The definition of insanity, Albert Einstein perhaps once opined, is doing the same thing over and over again and expecting different results. By the great physicist’s reckoning the Argentine Football Association (AFA) must be positively certifiable.
The AFA moved to remove Jorge Sampaoli from his post over the past weekend, making the combustible little coach the third man to come and go from the national team in as many years. Why, then, should we expect anything different from the Selección than the chaos and disorganisation that has plagued the side almost uninterruptedly since 2016?
Sampaoli’s hold on the Argentina job was tenuous ever since that shameful breakdown in authority that accompanied his team’s 3-0 World Cup surrender at the hands of Croatia. Whatever the truth was behind rumours that from that point onwards he was stripped of coaching responsibilities and left a lame duck, there is no doubt that the Albiceleste dressing room turned on the ex-Sevilla boss, making his position extremely precarious.

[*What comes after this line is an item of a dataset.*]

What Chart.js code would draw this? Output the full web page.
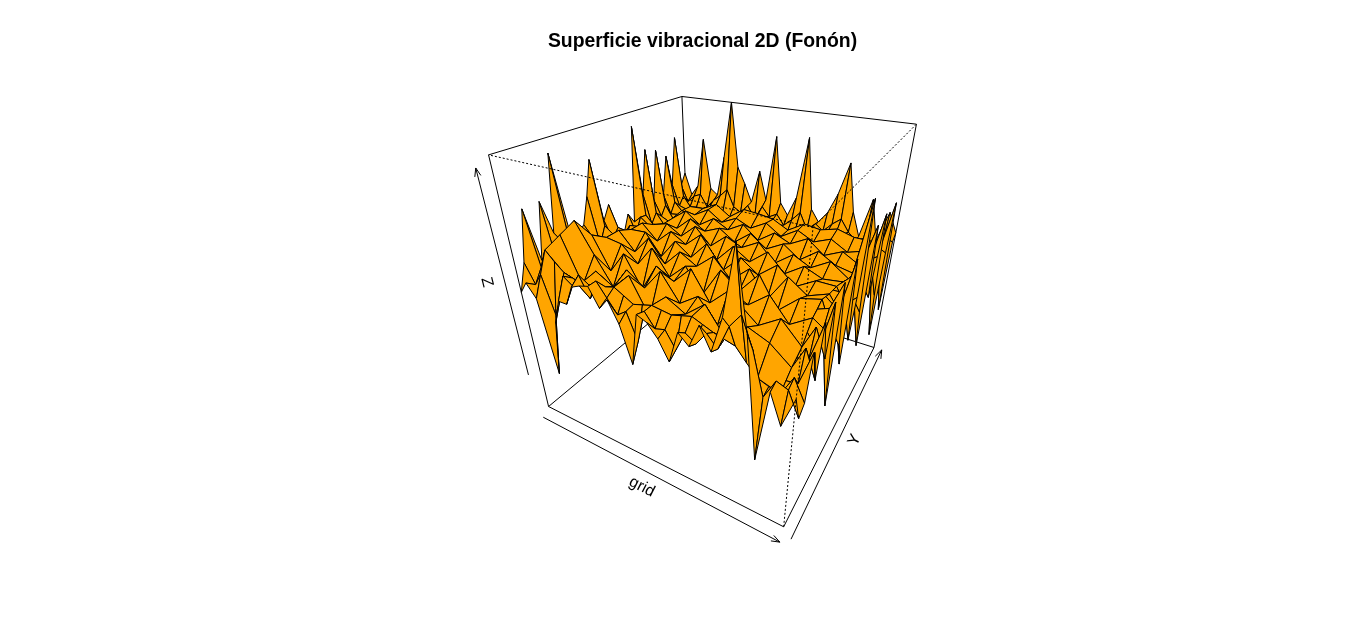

Subsequent last-sixteen defeat to France merely confirmed the inevitable: while it was far from a disastrous result against a well-drilled team that, indeed, went on to win the World Cup last Sunday by dispatching Croatia, it gave the AFA the excuse needed to go on the warpath the second Sampaoli returned to Argentina.
Initially the coach held out. He believed that given the chance to rebuild a tired, fractious squad in his own image – and shorn of certain figures that believed themselves the true masters of the national team – he could find the success. Indeed, whatever one thinks of Sampaoli there can be no question whatsoever over what this job meant to him on a personal level. It is the only plausible motive behind his acceptance of the poisoned chalice in the first place just 13 months ago, when no other top coach would even consider stepping into the bedlam left by AFA President Claudio Tapia and his predecessor on the bench, Edgardo Bauza.
But the AFA’s attrition tactics have borne fruit. Harrassed and harried by the press and pushed into a corner by his employers, Sampaoli decided to cut his losses.
A pay-out of just over US$1.5 million dollars, payable in seven installments, will ease the pain of his sacking, while even after losing a certain amount of prestige following the Russia debacle he should not struggle to find further employment at the top level. But it is undeniably a missed opportunity not just for the man himself, but for everyone connected with the national team.
With his departure, the AFA is already enveloped in the inevitable parade of future candidates. Lionel Scaloni and Pablo Aimar will take over immediate duties in the Under-20 L’Alcudia tournament later this month, the job foisted upon Sampaoli last week in a bid to further humiliate him and force him closer to the door. Not until July 31 will the AFA meet to, in its own words “analyse the next steps to take,” a summit that will necessarily include first discussions over who will be its fourth coach in the four years since Alejandro Sabella resigned having taken the nation to the brink of World Cup glory.
Ricardo Gareca and Matias Almeyda have emerged as the early front-runners. Both currently out of work and therefore the economical options, the pair have recently carried out fine work as the heads of the Peruvian national team and Mexico’s Chivas respectively. Others see River Plate supremo Marcelo Gallardo as the guarantee both of a fresh young face at the helm and an opportunity to impose that wonderfully vague buzzword of the moment, the ‘project’ which supposedly propelled the likes of France, Belgium and England to World Cup success.
Other inveterate candidates, Diego Simeone and Mauricio Pochettino, are still pipe dreams, just as they were in 2016 and 2017, although that will not stop their names being mentioned while more realistic hopefuls are weighed up.
All of those named above would bring their own qualities to the table: experience, ambition, trophies, reputation. But then Sampaoli too boasted all of those attributes, plus an unprecedented five-year contract to build his project, only to be hustled out of the exit at the first sign of turbulence.
Insanity? Possibly. But it is all too well in keeping with how football has been run in recent years, stumbling from one catastrophe to another with barely enough time to catch one’s breath.